Given information>
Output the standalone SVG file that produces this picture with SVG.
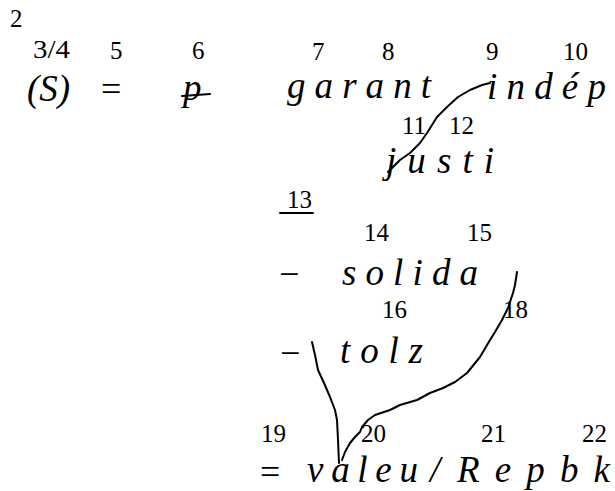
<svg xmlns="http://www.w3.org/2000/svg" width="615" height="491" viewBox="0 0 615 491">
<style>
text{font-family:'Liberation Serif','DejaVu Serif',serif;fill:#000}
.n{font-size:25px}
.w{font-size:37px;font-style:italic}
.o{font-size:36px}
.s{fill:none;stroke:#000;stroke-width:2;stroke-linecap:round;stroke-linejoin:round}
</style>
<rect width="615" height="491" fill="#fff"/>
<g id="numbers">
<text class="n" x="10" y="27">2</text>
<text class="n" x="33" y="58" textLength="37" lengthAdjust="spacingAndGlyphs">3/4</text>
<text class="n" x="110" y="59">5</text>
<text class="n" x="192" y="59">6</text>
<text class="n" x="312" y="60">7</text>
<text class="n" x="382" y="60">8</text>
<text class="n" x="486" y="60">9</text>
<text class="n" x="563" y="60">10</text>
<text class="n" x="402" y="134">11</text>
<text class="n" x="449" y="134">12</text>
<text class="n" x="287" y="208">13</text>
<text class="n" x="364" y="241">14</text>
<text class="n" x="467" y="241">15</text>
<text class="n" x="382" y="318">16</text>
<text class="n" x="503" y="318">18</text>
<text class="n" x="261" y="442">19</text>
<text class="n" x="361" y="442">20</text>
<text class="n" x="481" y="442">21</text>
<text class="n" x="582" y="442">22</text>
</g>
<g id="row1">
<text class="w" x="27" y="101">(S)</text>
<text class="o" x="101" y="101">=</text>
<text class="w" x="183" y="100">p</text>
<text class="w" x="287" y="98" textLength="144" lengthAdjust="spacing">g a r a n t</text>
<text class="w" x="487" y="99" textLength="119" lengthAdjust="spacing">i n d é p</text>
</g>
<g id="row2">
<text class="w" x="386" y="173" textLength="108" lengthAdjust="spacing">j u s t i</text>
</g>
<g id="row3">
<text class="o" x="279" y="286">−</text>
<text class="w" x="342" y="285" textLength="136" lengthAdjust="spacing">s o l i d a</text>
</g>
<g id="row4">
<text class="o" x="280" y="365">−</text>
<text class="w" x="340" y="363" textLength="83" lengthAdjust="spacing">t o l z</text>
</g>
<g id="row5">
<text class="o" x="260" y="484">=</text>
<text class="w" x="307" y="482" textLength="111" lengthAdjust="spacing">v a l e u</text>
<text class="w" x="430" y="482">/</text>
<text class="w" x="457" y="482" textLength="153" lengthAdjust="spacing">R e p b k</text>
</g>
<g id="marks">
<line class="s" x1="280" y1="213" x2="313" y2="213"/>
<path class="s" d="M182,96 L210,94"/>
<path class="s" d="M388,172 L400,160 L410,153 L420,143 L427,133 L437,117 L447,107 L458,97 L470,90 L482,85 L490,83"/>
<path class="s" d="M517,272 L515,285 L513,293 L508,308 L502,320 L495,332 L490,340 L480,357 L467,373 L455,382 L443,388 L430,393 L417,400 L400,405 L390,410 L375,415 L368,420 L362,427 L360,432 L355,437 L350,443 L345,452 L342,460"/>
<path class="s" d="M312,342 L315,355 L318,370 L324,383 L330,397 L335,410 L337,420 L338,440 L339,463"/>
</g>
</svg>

Request> Print out the lines exactly, skipping any picture.

Solution for this exercise>
Output the standalone SVG file that produces this picture with SVG.
<svg xmlns="http://www.w3.org/2000/svg" width="615" height="491" viewBox="0 0 615 491">
<style>
text{font-family:'Liberation Serif','DejaVu Serif',serif;fill:#000}
.n{font-size:25px}
.w{font-size:37px;font-style:italic}
.o{font-size:36px}
.s{fill:none;stroke:#000;stroke-width:2;stroke-linecap:round;stroke-linejoin:round}
</style>
<rect width="615" height="491" fill="#fff"/>
<g id="numbers">
<text class="n" x="10" y="27">2</text>
<text class="n" x="33" y="58" textLength="37" lengthAdjust="spacingAndGlyphs">3/4</text>
<text class="n" x="110" y="59">5</text>
<text class="n" x="192" y="59">6</text>
<text class="n" x="312" y="60">7</text>
<text class="n" x="382" y="60">8</text>
<text class="n" x="486" y="60">9</text>
<text class="n" x="563" y="60">10</text>
<text class="n" x="402" y="134">11</text>
<text class="n" x="449" y="134">12</text>
<text class="n" x="287" y="208">13</text>
<text class="n" x="364" y="241">14</text>
<text class="n" x="467" y="241">15</text>
<text class="n" x="382" y="318">16</text>
<text class="n" x="503" y="318">18</text>
<text class="n" x="261" y="442">19</text>
<text class="n" x="361" y="442">20</text>
<text class="n" x="481" y="442">21</text>
<text class="n" x="582" y="442">22</text>
</g>
<g id="row1">
<text class="w" x="27" y="101">(S)</text>
<text class="o" x="101" y="101">=</text>
<text class="w" x="183" y="100">p</text>
<text class="w" x="287" y="98" textLength="144" lengthAdjust="spacing">g a r a n t</text>
<text class="w" x="487" y="99" textLength="119" lengthAdjust="spacing">i n d é p</text>
</g>
<g id="row2">
<text class="w" x="386" y="173" textLength="108" lengthAdjust="spacing">j u s t i</text>
</g>
<g id="row3">
<text class="o" x="279" y="286">−</text>
<text class="w" x="342" y="285" textLength="136" lengthAdjust="spacing">s o l i d a</text>
</g>
<g id="row4">
<text class="o" x="280" y="365">−</text>
<text class="w" x="340" y="363" textLength="83" lengthAdjust="spacing">t o l z</text>
</g>
<g id="row5">
<text class="o" x="260" y="484">=</text>
<text class="w" x="307" y="482" textLength="111" lengthAdjust="spacing">v a l e u</text>
<text class="w" x="430" y="482">/</text>
<text class="w" x="457" y="482" textLength="153" lengthAdjust="spacing">R e p b k</text>
</g>
<g id="marks">
<line class="s" x1="280" y1="213" x2="313" y2="213"/>
<path class="s" d="M182,96 L210,94"/>
<path class="s" d="M388,172 L400,160 L410,153 L420,143 L427,133 L437,117 L447,107 L458,97 L470,90 L482,85 L490,83"/>
<path class="s" d="M517,272 L515,285 L513,293 L508,308 L502,320 L495,332 L490,340 L480,357 L467,373 L455,382 L443,388 L430,393 L417,400 L400,405 L390,410 L375,415 L368,420 L362,427 L360,432 L355,437 L350,443 L345,452 L342,460"/>
<path class="s" d="M312,342 L315,355 L318,370 L324,383 L330,397 L335,410 L337,420 L338,440 L339,463"/>
</g>
</svg>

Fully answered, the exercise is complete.